State buys property to expand Portland container terminal
PORTLAND — Expansion of the International Marine Terminal on Commercial Street could begin this summer after the state purchased adjacent land and rail lines.
Maine Department of Transportation spokesman Ted Talbot confirmed Monday the department finalized the purchase of about 15 acres from Pan Am Railways.
Talbot did not have information on the purchase price, but said the acreage along West Commercial Street to Cassidy Point will allow the state to link the terminal by rail to the rest of the state and region.
But the state and neighboring landowner Phineas Sprague Jr. have not settled on a price for Sprague's 18 acres, which are central to the terminal expansion. The state has already said it will take the property through eminent domain if necessary.
Sprague, a supporter of the terminal expansion, said he is still looking for a fair deal. "This is a normal process, a well-established process, and it is brutal,” he said.
The terminal is principally used by Icelandic shipper Eimskip for its container business.

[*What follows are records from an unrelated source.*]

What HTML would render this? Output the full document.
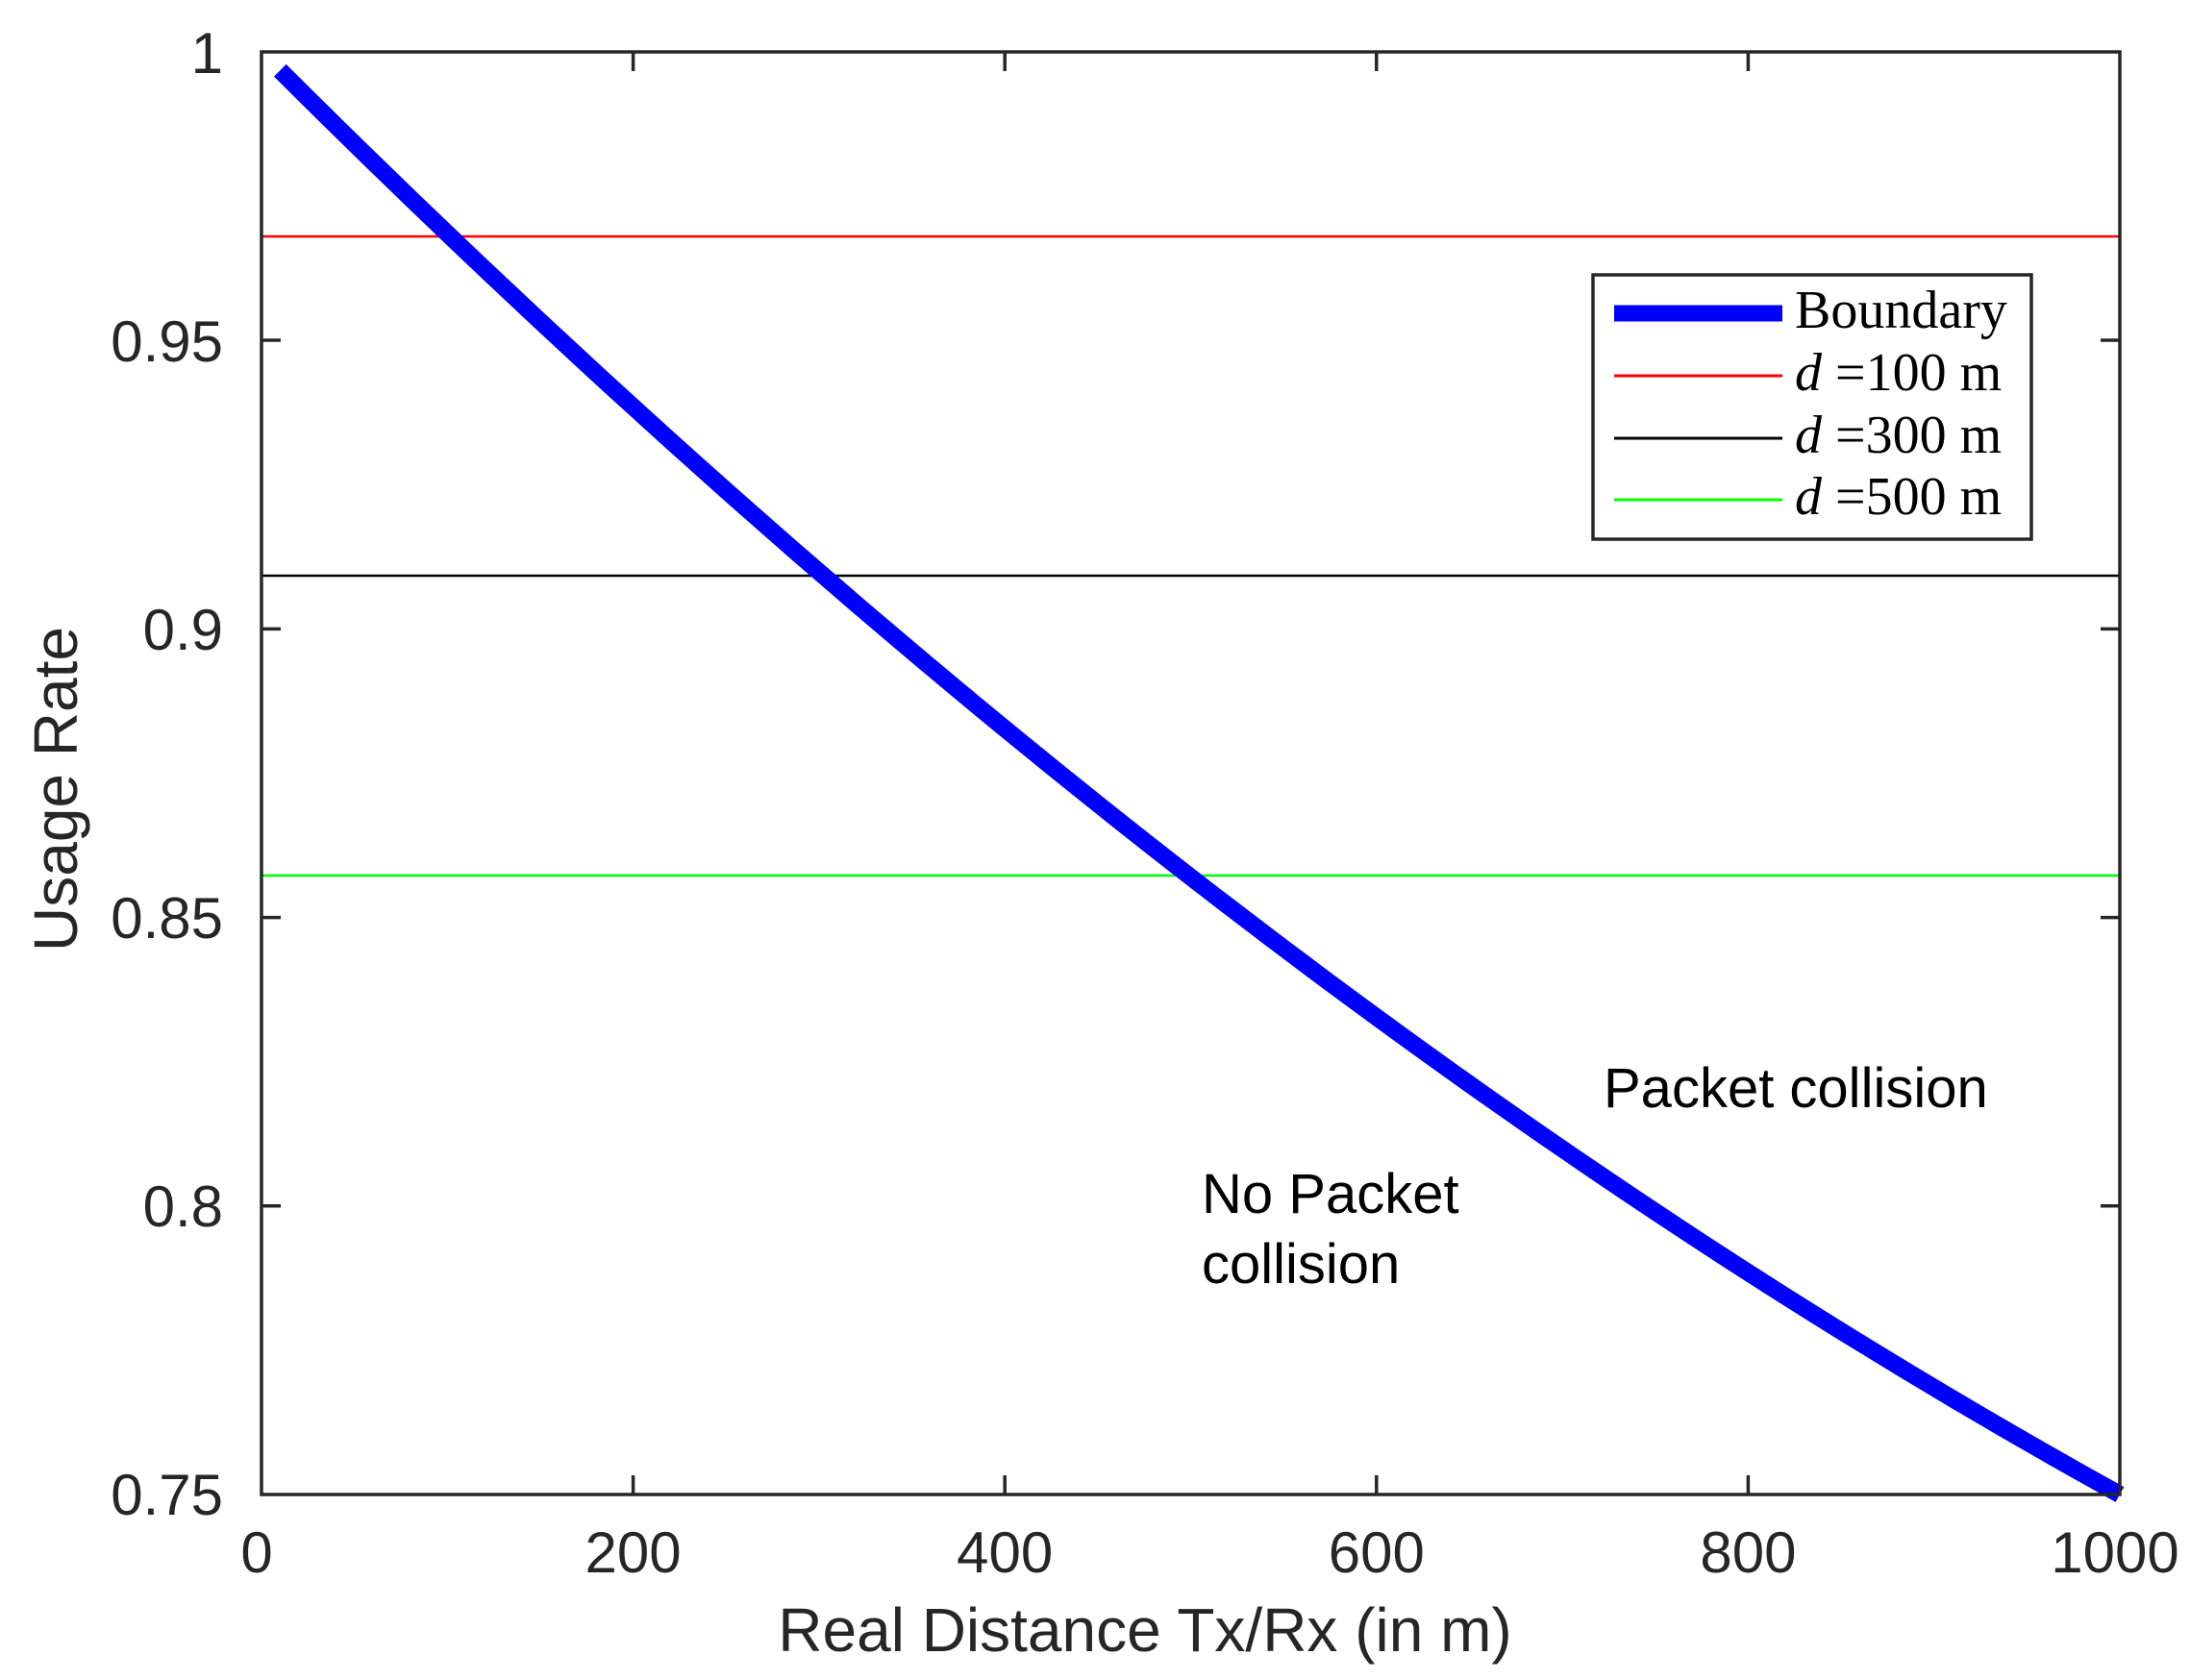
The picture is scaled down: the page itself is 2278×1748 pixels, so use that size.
<!DOCTYPE html>
<html><head><meta charset="utf-8"><style>html,body{margin:0;padding:0;background:#fff}svg{display:block}</style></head>
<body>
<svg width="2278" height="1748" viewBox="0 0 2278 1748" xmlns="http://www.w3.org/2000/svg">
<rect width="2278" height="1748" fill="#fff"/>
<g stroke-width="2.5">
<line x1="272" y1="246" x2="2205" y2="246" stroke="#ff0000"/>
<line x1="272" y1="599" x2="2205" y2="599" stroke="#000"/>
<line x1="272" y1="911" x2="2205" y2="911" stroke="#00ff00"/>
</g>
<path fill="none" stroke="#0000ff" stroke-width="18" d="M291.3,73.3 Q1248.2,1026 2205,1555"/>
<g stroke="#262626" stroke-width="3.5" fill="none">
<rect x="272" y="54" width="1933" height="1501"/>
<path d="M658.6,1555v-20M1045.2,1555v-20M1431.8,1555v-20M1818.4,1555v-20M658.6,54v20M1045.2,54v20M1431.8,54v20M1818.4,54v20M272,354h20M272,654.4h20M272,954.6h20M272,1254.8h20M2205,354h-20M2205,654.4h-20M2205,954.6h-20M2205,1254.8h-20"/>
</g>
<g font-family="Liberation Sans, sans-serif" font-size="60" fill="#262626">
<g text-anchor="end">
<text x="232" y="76">1</text>
<text x="232" y="376">0.95</text>
<text x="232" y="676">0.9</text>
<text x="232" y="976">0.85</text>
<text x="232" y="1276">0.8</text>
<text x="232" y="1576">0.75</text>
</g>
<g text-anchor="middle">
<text x="267" y="1636">0</text>
<text x="658.6" y="1636">200</text>
<text x="1045.2" y="1636">400</text>
<text x="1431.8" y="1636">600</text>
<text x="1818.4" y="1636">800</text>
<text x="2200" y="1636">1000</text>
</g>
<text x="1191" y="1718" text-anchor="middle" font-size="64">Real Distance Tx/Rx (in m)</text>
<text transform="translate(80,821) rotate(-90)" text-anchor="middle" font-size="64">Usage Rate</text>
</g>
<g font-family="Liberation Sans, sans-serif" font-size="58" fill="#000">
<text x="1668" y="1152">Packet collision</text>
<text x="1250" y="1262">No Packet</text>
<text x="1250" y="1335">collision</text>
</g>
<rect x="1657" y="286" width="456" height="275" fill="#fff" stroke="#262626" stroke-width="3.5"/>
<line x1="1679" y1="326" x2="1854" y2="326" stroke="#0000ff" stroke-width="17"/>
<line x1="1679" y1="391" x2="1854" y2="391" stroke="#ff0000" stroke-width="3"/>
<line x1="1679" y1="456" x2="1854" y2="456" stroke="#000" stroke-width="3"/>
<line x1="1679" y1="520" x2="1854" y2="520" stroke="#00ff00" stroke-width="3"/>
<g font-family="Liberation Serif, serif" font-size="56" fill="#000">
<text x="1867" y="341">Boundary</text>
<text x="1867" y="406"><tspan font-style="italic">d</tspan> =100 m</text>
<text x="1867" y="471"><tspan font-style="italic">d</tspan> =300 m</text>
<text x="1867" y="535"><tspan font-style="italic">d</tspan> =500 m</text>
</g>
</svg>
</body></html>
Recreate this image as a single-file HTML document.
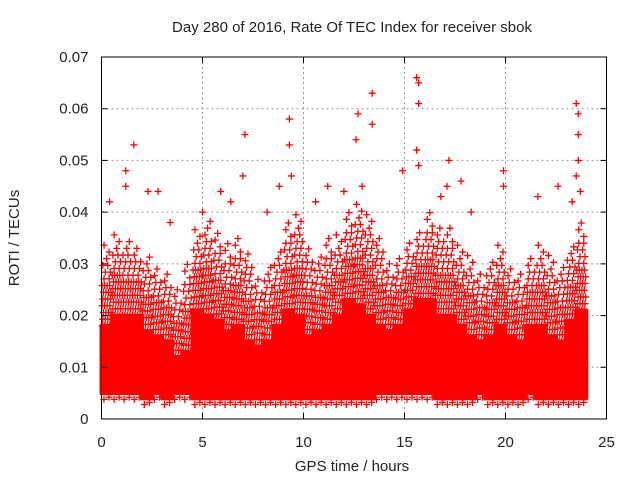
<!DOCTYPE html>
<html><head><meta charset="utf-8"><style>
body{margin:0;background:#fff;}
svg{display:block;font-family:"Liberation Sans",sans-serif;}
</style></head><body>
<svg id="c" width="640" height="480">
<text x="352" y="32" font-size="15" text-anchor="middle" fill="#222">Day 280 of 2016, Rate Of TEC Index for receiver sbok</text>
<text x="352" y="471" font-size="15" text-anchor="middle" fill="#222">GPS time / hours</text>
<text transform="translate(19,238) rotate(-90)" font-size="15" text-anchor="middle" fill="#222">ROTI / TECUs</text>
<g id="grid"></g><g id="marks"></g><g id="axes"></g>
</svg>
<script>
const xTicks=[0,5,10,15,20,25];
const yTicks=[0,0.01,0.02,0.03,0.04,0.05,0.06,0.07];
const yTickLabels=["0","0.01","0.02","0.03","0.04","0.05","0.06","0.07"];
// half-hour bins 0..23.5
const binStart=[0,0.5,1,1.5,2,2.5,3,3.5,4,4.5,5,5.5,6,6.5,7,7.5,8,8.5,9,9.5,10,10.5,11,11.5,12,12.5,13,13.5,14,14.5,15,15.5,16,16.5,17,17.5,18,18.5,19,19.5,20,20.5,21,21.5,22,22.5,23,23.5];
const bandLow=[0.005,0.005,0.005,0.005,0.004,0.005,0.004,0.005,0.005,0.004,0.004,0.004,0.004,0.004,0.004,0.004,0.004,0.004,0.004,0.004,0.004,0.004,0.004,0.004,0.004,0.004,0.004,0.005,0.005,0.005,0.005,0.005,0.005,0.004,0.004,0.004,0.004,0.005,0.004,0.004,0.004,0.004,0.005,0.004,0.004,0.004,0.004,0.004];
const solidTop=[0.018,0.020,0.020,0.020,0.017,0.016,0.015,0.012,0.013,0.021,0.020,0.019,0.017,0.018,0.015,0.014,0.015,0.018,0.021,0.020,0.016,0.017,0.018,0.020,0.023,0.022,0.020,0.018,0.017,0.018,0.021,0.023,0.023,0.020,0.020,0.018,0.016,0.015,0.016,0.018,0.016,0.015,0.018,0.018,0.016,0.015,0.019,0.021];
const sparseTop=[0.034,0.036,0.035,0.034,0.032,0.030,0.028,0.025,0.030,0.037,0.039,0.036,0.034,0.035,0.033,0.028,0.030,0.033,0.038,0.040,0.034,0.032,0.035,0.036,0.040,0.042,0.040,0.036,0.030,0.031,0.034,0.037,0.040,0.038,0.037,0.034,0.032,0.029,0.031,0.034,0.030,0.028,0.031,0.034,0.032,0.030,0.034,0.038];
const outT=[0.4,1.2,1.2,1.6,2.3,2.8,3.4,5.0,5.9,6.4,7.1,7.0,8.8,9.3,9.3,9.4,11.2,12.0,12.7,12.6,12.9,13.4,13.4,15.6,15.7,15.7,15.6,15.7,14.9,17.2,17.1,17.8,19.9,19.9,21.6,22.6,23.5,23.6,23.6,23.6,23.5,23.7,23.3,8.2,10.6,16.8,18.3];
const outV=[0.042,0.048,0.045,0.053,0.044,0.044,0.038,0.040,0.044,0.042,0.055,0.047,0.045,0.058,0.053,0.047,0.045,0.044,0.059,0.054,0.045,0.063,0.057,0.066,0.065,0.061,0.052,0.049,0.048,0.050,0.045,0.046,0.048,0.045,0.043,0.045,0.061,0.059,0.055,0.050,0.047,0.044,0.042,0.040,0.042,0.043,0.040];

const X0=101.5,X1=606.5,Y0=419,Y1=57;
const xs=t=>X0+(t-0)/25*(X1-X0);
const ys=v=>Y0-(v-0)/0.07*(Y0-Y1);
const NS="http://www.w3.org/2000/svg";
function mk(tag,attrs,parent){const e=document.createElementNS(NS,tag);for(const k in attrs)e.setAttribute(k,attrs[k]);parent.appendChild(e);return e;}
const grid=document.getElementById('grid'),marks=document.getElementById('marks'),axes=document.getElementById('axes');
xTicks.forEach((t,i)=>{
  if(i>0&&i<xTicks.length-1){const l=mk('line',{x1:xs(t),x2:xs(t),y1:Y0,y2:Y1,stroke:'#999','stroke-dasharray':'2,3'},grid);
  
  }
  const tx=mk('text',{x:xs(t),y:Y0+28,'font-size':15,'text-anchor':'middle',fill:'#222'},axes);tx.textContent=t;
  
  
  mk('line',{x1:xs(t),x2:xs(t),y1:Y0,y2:Y0-6,stroke:'#000'},axes);
  mk('line',{x1:xs(t),x2:xs(t),y1:Y1,y2:Y1+6,stroke:'#000'},axes);
});
yTicks.forEach((v,i)=>{
  if(i>0&&i<yTicks.length-1){const l=mk('line',{x1:X0,x2:X1,y1:ys(v),y2:ys(v),stroke:'#999','stroke-dasharray':'2,3'},grid);
  
  }
  const tx=mk('text',{x:X0-13,y:ys(v)+5,'font-size':15,'text-anchor':'end',fill:'#222'},axes);tx.textContent=yTickLabels[i];
  
  
  mk('line',{x1:X0,x2:X0+6,y1:ys(v),y2:ys(v),stroke:'#000'},axes);
  mk('line',{x1:X1,x2:X1-6,y1:ys(v),y2:ys(v),stroke:'#000'},axes);
});
const frame=mk('rect',{x:X0,y:Y1,width:X1-X0,height:Y0-Y1,fill:'none',stroke:'#000','stroke-width':1},axes);



function cross(t,v){
  const x=xs(t),y=ys(v);
  const p=mk('path',{d:`M${x-3.5},${y}h7M${x},${y-3.5}v7`,stroke:'#f00','stroke-width':1.3},marks);
  
  
}
// dense band
let pts=[];
binStart.forEach((t,i)=>{pts.push([xs(t),ys(solidTop[i])]);pts.push([xs(t+0.5),ys(solidTop[i])]);});
for(let i=binStart.length-1;i>=0;i--){pts.push([xs(binStart[i]+0.5),ys(bandLow[i])]);pts.push([xs(binStart[i]),ys(bandLow[i])]);}
const band=mk('polygon',{points:pts.map(p=>p.join(',')).join(' '),fill:'#f00',stroke:'#f00','stroke-width':4,'stroke-linejoin':'round'},marks);


binStart.forEach((t,i)=>{
  let k=0;
  const mid=(solidTop[i]+sparseTop[i])/2;
  for(let v=solidTop[i];v<=sparseTop[i];v+=0.0013){
    const n=v>mid?(v>mid+(sparseTop[i]-mid)*0.6?1:2):4;
    for(let j=0;j<n;j++){cross(t+((j+0.25+(k%3)*0.25)/n)*0.5,v);}
    k++;
  }
  cross(t+0.12,bandLow[i]-0.0012);
  cross(t+0.37,bandLow[i]-0.0008);
});
outT.forEach((t,i)=>cross(t,outV[i]));
</script>
</body></html>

Sprague owns Portland Yacht Services and had anticipated building a new boat yard on land where the state wants to build office and storage space, pier fill-ins and rail lines to accommodate rail traffic for containers. The $5 million expansion will be funded by $100 million of highway bonds approved by voters in November 2013.
Talbot said the rail line work could be sent out to bid by the end of the this month.
Sprague said he has an agreement with Pan Am to buy about five acres of land bisected by the railroad tracks that were sold to the state. He plans to open the boat yard there, and hopes to have permits in place to begin construction in December.
"It is OK. It is process I understand and I am going to do the best I can,” Sprague said about the expansion and changes to his plans.
Patrick Arnold, director of operations and business development for the Maine Port Authority, which oversees the terminal, said Tuesday the container traffic continues to grow.
Projections for 5,000 containers to pass through the terminal in the first year proved accurate, and Arnold said last spring he was hoping for 6,000 in the second year of Eimskip business.
He anticipates gradual growth at an expanded terminal, as state and regional companies engaged in exports discover the rail-to-terminal link.
"If you really want it to work and you want to get a good return on investment on tax dollars, you have to give it time to work, and you have to put it into the right things," Arnold said.